Saba’ diambil dari nama pendiri sekaligus raja pertama yaitu Saba` bin Yasjib bin Ya`rib bin Qahthận bin Abir bin Shelah bin Qaynam bin Arfaqsyad bin Sam bin Nuh di abad klasik (di jaman Yaman kuno) yang berdiri sejak 1300 SM, terletak di wilayah Yaman saat ini. Juga dari namanya ini dijadikan sebagai nama kaum Saba` yang dikenal pula dengan kaum Tubba yang berbicara menggunakan bahasa Arab Selatan Lama.

Para sejarawan mencatat bahwa nama asli dari Saba’ adalah Abdu asy-Syams. Dan sebagaimana kita ketahui, nama-nama kabilah Arab berasal dari nama anak-anak Saba’.
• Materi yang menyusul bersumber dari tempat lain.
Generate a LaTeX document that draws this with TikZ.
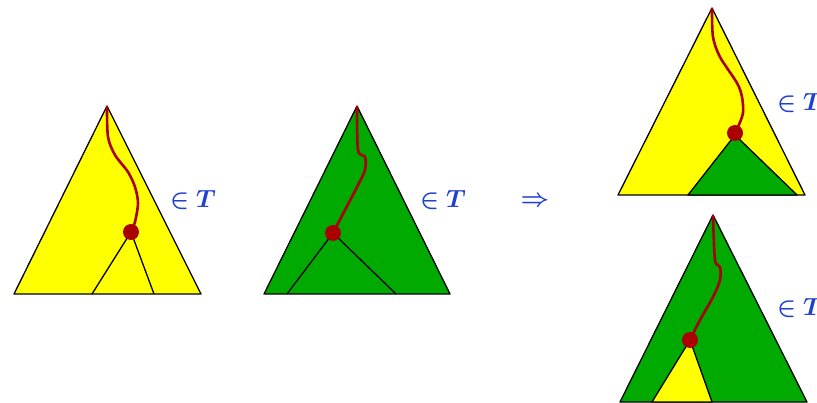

Dalam hadits Rasulullah ﷺ yang diriwatkan Abu Dawud dan Tirmidzi, serta Ahmad, dapat diketahui bahwa Saba’ adalah seorang laki-laki yang memiliki 10 anak dari bangsa Arab. Enam anaknya menempati wilayah Yaman (yaitu Madzhij, Kindah, al-Azd, al-Asy’ariyun, Anmar, dan Himyar) dan empat anaknya menempati wilayah Syam (yaitu Lakhm, Judzam, Amilah, dan Ghassan).

Di masa periode awal antara tahun 1300 SM hingga 620 SM, kerajaan Saba’ beribu kota di Sharwah, dikenal dengan Dinasti Mu’iinah dan raja-rajanya dijuluki sebagai Mukrib Saba’. (saat ini masih dapat dilihat puing-puing peninggalan dari Ibu kota Sharwah terletak 50 km ke arah barat laut dari kota Ma’rib). Konon, pada periode inilah bendungan Ma’rib mulai dibangun. Pada periode berikutnya, antara tahun 620 SM – 115 SM, barulah mereka dikenal dengan nama Saba’ dengan menjadikan Ma’rib sebagai ibu kotanya yang baru.

Wilayah kerajaan Saba’ diapit oleh dua gunung di wilayah Ma’rib dengan kebun-kebun subur di lembahnya. Keberadaan bendungan Ma’rib, dikenal juga dengan nama bendungan ‘Arim, menjadi sumber air utama bagi penduduknya untuk berbagai kebutuhan sehari-hari, memberi minum ternak, dan menjadi sumber pengairan sebagai salah satu kunci kemakmuran kerajaan Saba’ yang berbasis ekonomi pertanian atau agro industri. Wilayah itu dikenal sebagai Oasis subur di padang pasir.

Kerajaan Saba’ dilukiskan dalam kalimat baldatun thayyibatun wa rabbun ghafur yakni kerajaan yang baik (nyaman, aman serta makmur) dan ampunan Allah ﷻ.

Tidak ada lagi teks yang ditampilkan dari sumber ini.